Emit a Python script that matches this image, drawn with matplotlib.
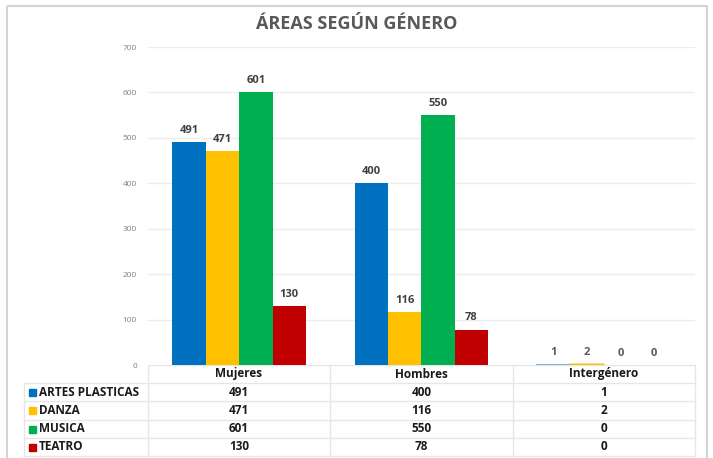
import numpy as np
import matplotlib.pyplot as plt
from matplotlib.patches import Rectangle

plt.rcParams['font.family'] = ['Open Sans', 'DejaVu Sans']

categorias = ["Mujeres", "Hombres", "Intergénero"]
areas = ["ARTES PLASTICAS", "DANZA", "MUSICA", "TEATRO"]
artes = [491, 400, 1]
danza = [471, 116, 2]
musica = [601, 550, 0]
teatro = [130, 78, 0]
colores = ["#0070C0", "#FFC000", "#00B050", "#C00000"]
yticks = [0, 100, 200, 300, 400, 500, 600, 700]

W, H = 713, 458
fig = plt.figure(figsize=(W / 100, H / 100), dpi=100)

# axes in pixel units for the frame and the data table
bg = fig.add_axes([0, 0, 1, 1])
bg.set_xlim(0, W); bg.set_ylim(H, 0); bg.axis("off")
bg.add_patch(Rectangle((7, 6), 700, 470, fill=False, ec="#d4d4d4", lw=1.5))

x0, x1, y0, y1 = 148, 695, 47, 365
ax = fig.add_axes([x0 / W, 1 - y1 / H, (x1 - x0) / W, (y1 - y0) / H])
series = [artes, danza, musica, teatro]
x = np.arange(len(categorias))
w = 0.183
for i, (vals, c) in enumerate(zip(series, colores)):
    pos = x + (i - 1.5) * w
    ax.bar(pos, vals, w, color=c, zorder=3)
    for p, v in zip(pos, vals):
        if 0 < v < 10:
            # tiny values still show as a thin line in the original
            ax.plot([p - w / 2, p + w / 2], [v, v], color=c, lw=1.2, alpha=0.6, zorder=3)
        ax.annotate(str(v), (p, v), xytext=(0, 4.5), textcoords="offset points",
                    ha="center", va="bottom", fontsize=8, fontweight="bold",
                    color="#595959" if v < 10 else "#404040")
ax.set_xlim(-0.5, 2.5)
ax.set_ylim(0, 700)
ax.set_yticks(yticks)
ax.grid(axis="y", color="#ececec", lw=1, zorder=0)
ax.set_xticks([])
for s in ax.spines.values():
    s.set_visible(False)
ax.tick_params(axis="y", length=0, labelsize=6, labelcolor="#7f7f7f", pad=8)

fig.text(357 / W, 1 - 24 / H, "ÁREAS SEGÚN GÉNERO", ha="center", va="center",
         fontsize=13, fontweight="bold", color="#595959")

# data table
cols = [x0, 330, 513, x1]
rows = [365, 383, 401, 420, 438, 456]
lc = "#e6e6e6"
bg.plot([x0, x1], [rows[0], rows[0]], color=lc, lw=1)
for r in rows[1:]:
    bg.plot([24, x1], [r, r], color=lc, lw=1)
bg.plot([24, 24], [rows[1], rows[-1]], color=lc, lw=1)
for cx in cols:
    bg.plot([cx, cx], [rows[0], rows[-1]], color=lc, lw=1)
for j, cat in enumerate(categorias):
    bg.text((cols[j] + cols[j + 1]) / 2, (rows[0] + rows[1]) / 2, cat,
            ha="center", va="center", fontsize=8.5, fontweight="bold", color="#1a1a1a")
for i, (name, vals, c) in enumerate(zip(areas, series, colores)):
    yc = (rows[i + 1] + rows[i + 2]) / 2
    bg.add_patch(Rectangle((29, yc - 3.5), 7, 7, color=c))
    bg.text(39, yc, name, ha="left", va="center", fontsize=8.5,
            fontweight="bold", color="#1a1a1a")
    for j, v in enumerate(vals):
        bg.text((cols[j] + cols[j + 1]) / 2, yc, str(v), ha="center", va="center",
                fontsize=8.5, fontweight="bold", color="#1a1a1a")

fig.savefig("out.png", dpi=100)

____

## TASK OBJECTIVE
Give the data above again in full and unchanged, skipping the pictures.

## WRITTEN SOLUTION
Emit a Python script that matches this image, drawn with matplotlib.
import numpy as np
import matplotlib.pyplot as plt
from matplotlib.patches import Rectangle

plt.rcParams['font.family'] = ['Open Sans', 'DejaVu Sans']

categorias = ["Mujeres", "Hombres", "Intergénero"]
areas = ["ARTES PLASTICAS", "DANZA", "MUSICA", "TEATRO"]
artes = [491, 400, 1]
danza = [471, 116, 2]
musica = [601, 550, 0]
teatro = [130, 78, 0]
colores = ["#0070C0", "#FFC000", "#00B050", "#C00000"]
yticks = [0, 100, 200, 300, 400, 500, 600, 700]

W, H = 713, 458
fig = plt.figure(figsize=(W / 100, H / 100), dpi=100)

# axes in pixel units for the frame and the data table
bg = fig.add_axes([0, 0, 1, 1])
bg.set_xlim(0, W); bg.set_ylim(H, 0); bg.axis("off")
bg.add_patch(Rectangle((7, 6), 700, 470, fill=False, ec="#d4d4d4", lw=1.5))

x0, x1, y0, y1 = 148, 695, 47, 365
ax = fig.add_axes([x0 / W, 1 - y1 / H, (x1 - x0) / W, (y1 - y0) / H])
series = [artes, danza, musica, teatro]
x = np.arange(len(categorias))
w = 0.183
for i, (vals, c) in enumerate(zip(series, colores)):
    pos = x + (i - 1.5) * w
    ax.bar(pos, vals, w, color=c, zorder=3)
    for p, v in zip(pos, vals):
        if 0 < v < 10:
            # tiny values still show as a thin line in the original
            ax.plot([p - w / 2, p + w / 2], [v, v], color=c, lw=1.2, alpha=0.6, zorder=3)
        ax.annotate(str(v), (p, v), xytext=(0, 4.5), textcoords="offset points",
                    ha="center", va="bottom", fontsize=8, fontweight="bold",
                    color="#595959" if v < 10 else "#404040")
ax.set_xlim(-0.5, 2.5)
ax.set_ylim(0, 700)
ax.set_yticks(yticks)
ax.grid(axis="y", color="#ececec", lw=1, zorder=0)
ax.set_xticks([])
for s in ax.spines.values():
    s.set_visible(False)
ax.tick_params(axis="y", length=0, labelsize=6, labelcolor="#7f7f7f", pad=8)

fig.text(357 / W, 1 - 24 / H, "ÁREAS SEGÚN GÉNERO", ha="center", va="center",
         fontsize=13, fontweight="bold", color="#595959")

# data table
cols = [x0, 330, 513, x1]
rows = [365, 383, 401, 420, 438, 456]
lc = "#e6e6e6"
bg.plot([x0, x1], [rows[0], rows[0]], color=lc, lw=1)
for r in rows[1:]:
    bg.plot([24, x1], [r, r], color=lc, lw=1)
bg.plot([24, 24], [rows[1], rows[-1]], color=lc, lw=1)
for cx in cols:
    bg.plot([cx, cx], [rows[0], rows[-1]], color=lc, lw=1)
for j, cat in enumerate(categorias):
    bg.text((cols[j] + cols[j + 1]) / 2, (rows[0] + rows[1]) / 2, cat,
            ha="center", va="center", fontsize=8.5, fontweight="bold", color="#1a1a1a")
for i, (name, vals, c) in enumerate(zip(areas, series, colores)):
    yc = (rows[i + 1] + rows[i + 2]) / 2
    bg.add_patch(Rectangle((29, yc - 3.5), 7, 7, color=c))
    bg.text(39, yc, name, ha="left", va="center", fontsize=8.5,
            fontweight="bold", color="#1a1a1a")
    for j, v in enumerate(vals):
        bg.text((cols[j] + cols[j + 1]) / 2, yc, str(v), ha="center", va="center",
                fontsize=8.5, fontweight="bold", color="#1a1a1a")

fig.savefig("out.png", dpi=100)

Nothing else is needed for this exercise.